» **Data block**:

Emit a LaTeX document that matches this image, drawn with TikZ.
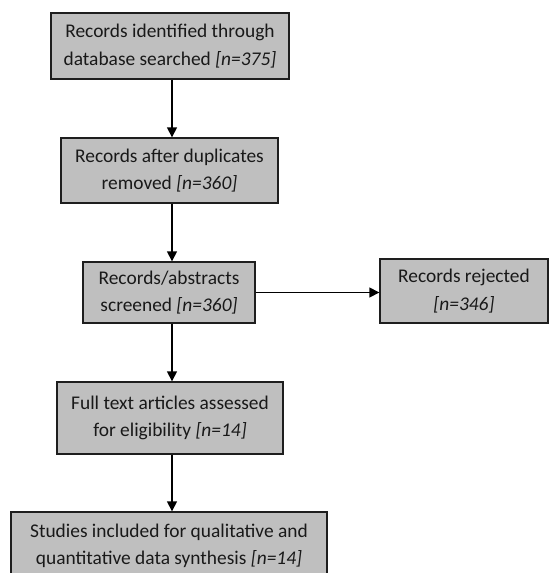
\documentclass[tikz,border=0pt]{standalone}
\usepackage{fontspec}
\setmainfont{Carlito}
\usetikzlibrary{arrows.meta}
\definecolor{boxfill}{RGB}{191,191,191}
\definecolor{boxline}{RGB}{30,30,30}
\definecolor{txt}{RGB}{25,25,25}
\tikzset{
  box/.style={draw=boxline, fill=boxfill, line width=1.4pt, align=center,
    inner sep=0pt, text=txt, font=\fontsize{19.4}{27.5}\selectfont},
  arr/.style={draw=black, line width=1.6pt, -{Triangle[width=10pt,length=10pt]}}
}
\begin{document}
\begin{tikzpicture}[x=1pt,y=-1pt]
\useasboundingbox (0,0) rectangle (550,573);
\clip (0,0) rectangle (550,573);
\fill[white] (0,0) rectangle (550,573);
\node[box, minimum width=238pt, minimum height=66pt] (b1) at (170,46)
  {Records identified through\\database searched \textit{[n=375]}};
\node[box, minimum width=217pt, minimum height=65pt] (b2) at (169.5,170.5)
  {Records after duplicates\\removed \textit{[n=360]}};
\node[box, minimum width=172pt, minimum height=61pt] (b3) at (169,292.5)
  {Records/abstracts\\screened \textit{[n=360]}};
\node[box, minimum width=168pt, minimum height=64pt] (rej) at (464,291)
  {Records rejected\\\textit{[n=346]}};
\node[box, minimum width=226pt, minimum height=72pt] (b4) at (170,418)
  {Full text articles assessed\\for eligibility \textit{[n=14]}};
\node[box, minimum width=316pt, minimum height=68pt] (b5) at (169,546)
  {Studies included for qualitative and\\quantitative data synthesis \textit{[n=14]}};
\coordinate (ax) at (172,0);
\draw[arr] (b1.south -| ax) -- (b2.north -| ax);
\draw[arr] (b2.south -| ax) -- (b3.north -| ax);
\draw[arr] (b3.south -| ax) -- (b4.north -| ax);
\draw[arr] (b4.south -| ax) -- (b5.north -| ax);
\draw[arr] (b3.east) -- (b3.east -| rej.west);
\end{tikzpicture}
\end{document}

» **Exercise requirements**:
Your task is an exact transcription of all the data, minus the pictures.

» **Response**:
Emit a LaTeX document that matches this image, drawn with TikZ.
\documentclass[tikz,border=0pt]{standalone}
\usepackage{fontspec}
\setmainfont{Carlito}
\usetikzlibrary{arrows.meta}
\definecolor{boxfill}{RGB}{191,191,191}
\definecolor{boxline}{RGB}{30,30,30}
\definecolor{txt}{RGB}{25,25,25}
\tikzset{
  box/.style={draw=boxline, fill=boxfill, line width=1.4pt, align=center,
    inner sep=0pt, text=txt, font=\fontsize{19.4}{27.5}\selectfont},
  arr/.style={draw=black, line width=1.6pt, -{Triangle[width=10pt,length=10pt]}}
}
\begin{document}
\begin{tikzpicture}[x=1pt,y=-1pt]
\useasboundingbox (0,0) rectangle (550,573);
\clip (0,0) rectangle (550,573);
\fill[white] (0,0) rectangle (550,573);
\node[box, minimum width=238pt, minimum height=66pt] (b1) at (170,46)
  {Records identified through\\database searched \textit{[n=375]}};
\node[box, minimum width=217pt, minimum height=65pt] (b2) at (169.5,170.5)
  {Records after duplicates\\removed \textit{[n=360]}};
\node[box, minimum width=172pt, minimum height=61pt] (b3) at (169,292.5)
  {Records/abstracts\\screened \textit{[n=360]}};
\node[box, minimum width=168pt, minimum height=64pt] (rej) at (464,291)
  {Records rejected\\\textit{[n=346]}};
\node[box, minimum width=226pt, minimum height=72pt] (b4) at (170,418)
  {Full text articles assessed\\for eligibility \textit{[n=14]}};
\node[box, minimum width=316pt, minimum height=68pt] (b5) at (169,546)
  {Studies included for qualitative and\\quantitative data synthesis \textit{[n=14]}};
\coordinate (ax) at (172,0);
\draw[arr] (b1.south -| ax) -- (b2.north -| ax);
\draw[arr] (b2.south -| ax) -- (b3.north -| ax);
\draw[arr] (b3.south -| ax) -- (b4.north -| ax);
\draw[arr] (b4.south -| ax) -- (b5.north -| ax);
\draw[arr] (b3.east) -- (b3.east -| rej.west);
\end{tikzpicture}
\end{document}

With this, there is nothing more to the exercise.